#### Given request
Would you write out the listing verbatim and skip every picture in it?

#### Collected material
»»

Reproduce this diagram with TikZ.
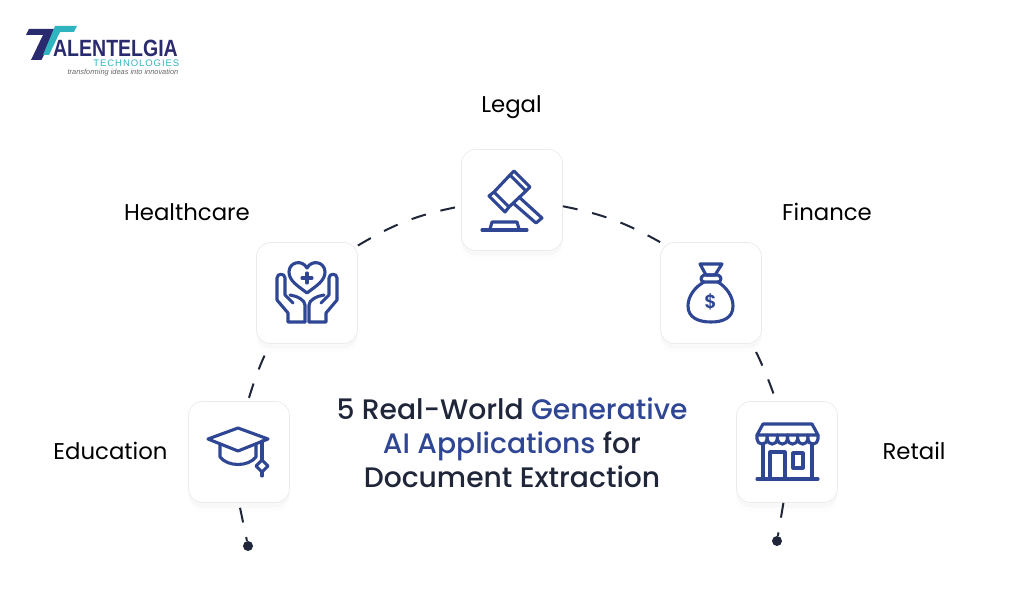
\documentclass[tikz,border=0pt]{standalone}
\usepackage{fontspec}
\setmainfont{Poppins}[BoldFont={Poppins SemiBold}]
\newfontfamily\titlefont{Poppins Medium}
\newfontfamily\logofont{Liberation Sans}
\usetikzlibrary{shadows}
\definecolor{inkdark}{HTML}{20263A}
\definecolor{iconblue}{HTML}{2F4694}
\definecolor{logonavy}{HTML}{2A2A6E}
\definecolor{logoteal}{HTML}{2FB4C0}
\tikzstyle{iconbox} = [rectangle, rounded corners=14pt, minimum width=101pt, minimum height=101pt, draw=black!8, line width=0.7pt, fill=white, drop shadow={shadow xshift=0pt, shadow yshift=-5pt, opacity=0.035}, drop shadow={shadow xshift=0pt, shadow yshift=-9pt, opacity=0.02}]
\tikzstyle{caption} = [text=black, font=\fontsize{22.8}{26}\selectfont]
\tikzstyle{dashline} = [inkdark, line width=2pt, dash pattern=on 15pt off 15pt]
\tikzstyle{endpoint} = [circle, fill=inkdark, inner sep=0pt, minimum size=10pt]
\tikzstyle{iconline} = [iconblue, line width=3.1pt, line join=round, line cap=round]
\begin{document}
\begin{tikzpicture}[x=1pt,y=-1pt]
	\useasboundingbox (0,0) rectangle (1024,612);
	\node[iconbox] (legal) at (512,200) {};
	\node[iconbox] (health) at (307,293) {};
	\node[iconbox] (finance) at (711,293) {};
	\node[iconbox] (education) at (239,452) {};
	\node[iconbox] (retail) at (787,452) {};
	\node[endpoint] (eduend) at (248,546) {};
	\node[endpoint] (retailend) at (777,541) {};

	\node[caption] (legallabel) at (511.5,107) {Legal};
	\node[caption] (healthlabel) at (187,212) {Healthcare};
	\node[caption] (financelabel) at (827,212) {Finance};
	\node[caption] (edulabel) at (110.5,451) {Education};
	\node[caption] (retaillabel) at (914,451) {Retail};
	\node[text=inkdark, align=center, font=\titlefont\fontsize{28.2}{34}\selectfont] (title) at (512,443) {5 Real-World \textcolor{iconblue}{Generative}\\\textcolor{iconblue}{AI Applications} for\\Document Extraction};

	\draw[dashline] (health.43) to[bend left=10] (legal.187);
	\draw[dashline] (legal.353) to[bend left=9] (finance.135);
	\draw[dashline, shorten <=9pt, shorten >=7pt] (finance.309) to[bend left=3] (retail.102);
	\draw[dashline, shorten <=13pt, shorten >=3pt] (health.234) to[bend right=4] (education.80);
	\draw[dashline, shorten <=5pt] (education.270) to (eduend);
	\draw[dashline] (retail.266) to (retailend);

	% legal
	\draw[iconline] (514,171) -- (530,187) -- (526,191) -- (510,175) -- cycle;
	\draw[iconline] (494,192) -- (509,207) -- (505,212) -- (489,196) -- cycle;
	\draw[iconline] (510,175) -- (494,192) (526,191) -- (509,207);
	\draw[iconline] (519,197) -- (542,218) -- (536,223) -- (513,203);
	\draw[iconline] (482,230) -- (527,230);
	\draw[iconline] (490,229) -- (492,222) -- (517,222) -- (519,229);

	% healthcare
	\draw[iconline] (307,293) .. controls (298,286) and (289,281) .. (289,272) .. controls (289,262) and (302,259) .. (307,268) .. controls (312,259) and (325,262) .. (325,272) .. controls (325,281) and (316,286) .. (307,293) -- cycle;
	\draw[iconline] (302,278) -- (312,278) (307,273) -- (307,283);
	\foreach \s in {1,-1} {
		\begin{scope}[shift={(307,0)},xscale=\s]
			\draw[iconline] (-2,322) -- (-19,322) -- (-19,313) -- (-30,300) -- (-30,278) .. controls (-30,273) and (-22,273) .. (-22,278) -- (-22,295) -- (-14,303);
			\draw[iconline] (-2,322) -- (-2,305) .. controls (-2,300) and (-10,296) .. (-17,295);
		\end{scope}
	}

	% finance
	\draw[iconline] (700,264) -- (722,264) -- (715,275) -- (706,275) -- cycle;
	\draw[iconline] (704,275) -- (718,275) .. controls (722,277) and (722,281) .. (718,282) -- (704,282) .. controls (700,281) and (700,277) .. (704,275) -- cycle;
	\draw[iconline] (704,282) .. controls (695,287) and (688,296) .. (688,306) .. controls (688,318) and (699,322) .. (711,322) .. controls (723,322) and (733,318) .. (733,306) .. controls (733,296) and (726,287) .. (718,282);
	\node[text=iconblue, font=\bfseries\fontsize{19}{19}\selectfont] (dollar) at (710.5,302) {\$};

	% education
	\draw[iconline] (238,428) -- (268,439) -- (238,451) -- (208,439) -- cycle;
	\draw[iconline] (220,445) -- (220,457) .. controls (228,467) and (248,467) .. (256,457) -- (256,445);
	\draw[iconline] (262,441) -- (262,460);
	\draw[iconline] (262,460) -- (268,466) -- (262,472) -- (256,466) -- cycle;
	\draw[iconline] (262,472) -- (262,476);

	% retail
	\draw[iconline] (763,424) -- (812,424) -- (818,435) -- (757,435) -- cycle;
	\foreach \i in {0,...,5} {
		\draw[iconline] ({757+10.17*\i},435) -- ({757+10.17*\i},439) arc[start angle=180, end angle=360, radius=5.08pt] -- ({767.17+10.17*\i},435);
	}
	\draw[iconline] (763,444) -- (763,479) (812,444) -- (812,479);
	\draw[iconline] (757,479) -- (818,479);
	\draw[iconline] (770,479) -- (770,452) -- (785,452) -- (785,479);
	\draw[iconline] (793,453) rectangle (803,468);

	% logo
	\fill[logonavy] (29,29) -- (57,29) -- (41.5,60) -- (31,60) -- (43,35) -- (26,35) -- cycle;
	\fill[logoteal] (55,26) -- (77,26) -- (74,32) -- (60,32) -- (49,55) -- (43,55) -- cycle;
	\node[text=logonavy, font=\logofont\bfseries\fontsize{23.5}{24}\selectfont, anchor=base west, inner sep=0pt, xscale=0.83] (logoname) at (53,57) {ALENTELGIA};
	\node[text=logoteal, font=\logofont\addfontfeature{LetterSpace=10}\fontsize{9.5}{10}\selectfont, anchor=base east, inner sep=0pt] (logosub) at (179.5,67) {TECHNOLOGIES};
	\node[text=black!60, font=\logofont\itshape\fontsize{7.4}{8}\selectfont, anchor=base east, inner sep=0pt] (logotag) at (178.5,75) {transforming ideas into innovation};
\end{tikzpicture}
\end{document}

««

#### Exercise response
Reproduce this diagram with TikZ.
\documentclass[tikz,border=0pt]{standalone}
\usepackage{fontspec}
\setmainfont{Poppins}[BoldFont={Poppins SemiBold}]
\newfontfamily\titlefont{Poppins Medium}
\newfontfamily\logofont{Liberation Sans}
\usetikzlibrary{shadows}
\definecolor{inkdark}{HTML}{20263A}
\definecolor{iconblue}{HTML}{2F4694}
\definecolor{logonavy}{HTML}{2A2A6E}
\definecolor{logoteal}{HTML}{2FB4C0}
\tikzstyle{iconbox} = [rectangle, rounded corners=14pt, minimum width=101pt, minimum height=101pt, draw=black!8, line width=0.7pt, fill=white, drop shadow={shadow xshift=0pt, shadow yshift=-5pt, opacity=0.035}, drop shadow={shadow xshift=0pt, shadow yshift=-9pt, opacity=0.02}]
\tikzstyle{caption} = [text=black, font=\fontsize{22.8}{26}\selectfont]
\tikzstyle{dashline} = [inkdark, line width=2pt, dash pattern=on 15pt off 15pt]
\tikzstyle{endpoint} = [circle, fill=inkdark, inner sep=0pt, minimum size=10pt]
\tikzstyle{iconline} = [iconblue, line width=3.1pt, line join=round, line cap=round]
\begin{document}
\begin{tikzpicture}[x=1pt,y=-1pt]
	\useasboundingbox (0,0) rectangle (1024,612);
	\node[iconbox] (legal) at (512,200) {};
	\node[iconbox] (health) at (307,293) {};
	\node[iconbox] (finance) at (711,293) {};
	\node[iconbox] (education) at (239,452) {};
	\node[iconbox] (retail) at (787,452) {};
	\node[endpoint] (eduend) at (248,546) {};
	\node[endpoint] (retailend) at (777,541) {};

	\node[caption] (legallabel) at (511.5,107) {Legal};
	\node[caption] (healthlabel) at (187,212) {Healthcare};
	\node[caption] (financelabel) at (827,212) {Finance};
	\node[caption] (edulabel) at (110.5,451) {Education};
	\node[caption] (retaillabel) at (914,451) {Retail};
	\node[text=inkdark, align=center, font=\titlefont\fontsize{28.2}{34}\selectfont] (title) at (512,443) {5 Real-World \textcolor{iconblue}{Generative}\\\textcolor{iconblue}{AI Applications} for\\Document Extraction};

	\draw[dashline] (health.43) to[bend left=10] (legal.187);
	\draw[dashline] (legal.353) to[bend left=9] (finance.135);
	\draw[dashline, shorten <=9pt, shorten >=7pt] (finance.309) to[bend left=3] (retail.102);
	\draw[dashline, shorten <=13pt, shorten >=3pt] (health.234) to[bend right=4] (education.80);
	\draw[dashline, shorten <=5pt] (education.270) to (eduend);
	\draw[dashline] (retail.266) to (retailend);

	% legal
	\draw[iconline] (514,171) -- (530,187) -- (526,191) -- (510,175) -- cycle;
	\draw[iconline] (494,192) -- (509,207) -- (505,212) -- (489,196) -- cycle;
	\draw[iconline] (510,175) -- (494,192) (526,191) -- (509,207);
	\draw[iconline] (519,197) -- (542,218) -- (536,223) -- (513,203);
	\draw[iconline] (482,230) -- (527,230);
	\draw[iconline] (490,229) -- (492,222) -- (517,222) -- (519,229);

	% healthcare
	\draw[iconline] (307,293) .. controls (298,286) and (289,281) .. (289,272) .. controls (289,262) and (302,259) .. (307,268) .. controls (312,259) and (325,262) .. (325,272) .. controls (325,281) and (316,286) .. (307,293) -- cycle;
	\draw[iconline] (302,278) -- (312,278) (307,273) -- (307,283);
	\foreach \s in {1,-1} {
		\begin{scope}[shift={(307,0)},xscale=\s]
			\draw[iconline] (-2,322) -- (-19,322) -- (-19,313) -- (-30,300) -- (-30,278) .. controls (-30,273) and (-22,273) .. (-22,278) -- (-22,295) -- (-14,303);
			\draw[iconline] (-2,322) -- (-2,305) .. controls (-2,300) and (-10,296) .. (-17,295);
		\end{scope}
	}

	% finance
	\draw[iconline] (700,264) -- (722,264) -- (715,275) -- (706,275) -- cycle;
	\draw[iconline] (704,275) -- (718,275) .. controls (722,277) and (722,281) .. (718,282) -- (704,282) .. controls (700,281) and (700,277) .. (704,275) -- cycle;
	\draw[iconline] (704,282) .. controls (695,287) and (688,296) .. (688,306) .. controls (688,318) and (699,322) .. (711,322) .. controls (723,322) and (733,318) .. (733,306) .. controls (733,296) and (726,287) .. (718,282);
	\node[text=iconblue, font=\bfseries\fontsize{19}{19}\selectfont] (dollar) at (710.5,302) {\$};

	% education
	\draw[iconline] (238,428) -- (268,439) -- (238,451) -- (208,439) -- cycle;
	\draw[iconline] (220,445) -- (220,457) .. controls (228,467) and (248,467) .. (256,457) -- (256,445);
	\draw[iconline] (262,441) -- (262,460);
	\draw[iconline] (262,460) -- (268,466) -- (262,472) -- (256,466) -- cycle;
	\draw[iconline] (262,472) -- (262,476);

	% retail
	\draw[iconline] (763,424) -- (812,424) -- (818,435) -- (757,435) -- cycle;
	\foreach \i in {0,...,5} {
		\draw[iconline] ({757+10.17*\i},435) -- ({757+10.17*\i},439) arc[start angle=180, end angle=360, radius=5.08pt] -- ({767.17+10.17*\i},435);
	}
	\draw[iconline] (763,444) -- (763,479) (812,444) -- (812,479);
	\draw[iconline] (757,479) -- (818,479);
	\draw[iconline] (770,479) -- (770,452) -- (785,452) -- (785,479);
	\draw[iconline] (793,453) rectangle (803,468);

	% logo
	\fill[logonavy] (29,29) -- (57,29) -- (41.5,60) -- (31,60) -- (43,35) -- (26,35) -- cycle;
	\fill[logoteal] (55,26) -- (77,26) -- (74,32) -- (60,32) -- (49,55) -- (43,55) -- cycle;
	\node[text=logonavy, font=\logofont\bfseries\fontsize{23.5}{24}\selectfont, anchor=base west, inner sep=0pt, xscale=0.83] (logoname) at (53,57) {ALENTELGIA};
	\node[text=logoteal, font=\logofont\addfontfeature{LetterSpace=10}\fontsize{9.5}{10}\selectfont, anchor=base east, inner sep=0pt] (logosub) at (179.5,67) {TECHNOLOGIES};
	\node[text=black!60, font=\logofont\itshape\fontsize{7.4}{8}\selectfont, anchor=base east, inner sep=0pt] (logotag) at (178.5,75) {transforming ideas into innovation};
\end{tikzpicture}
\end{document}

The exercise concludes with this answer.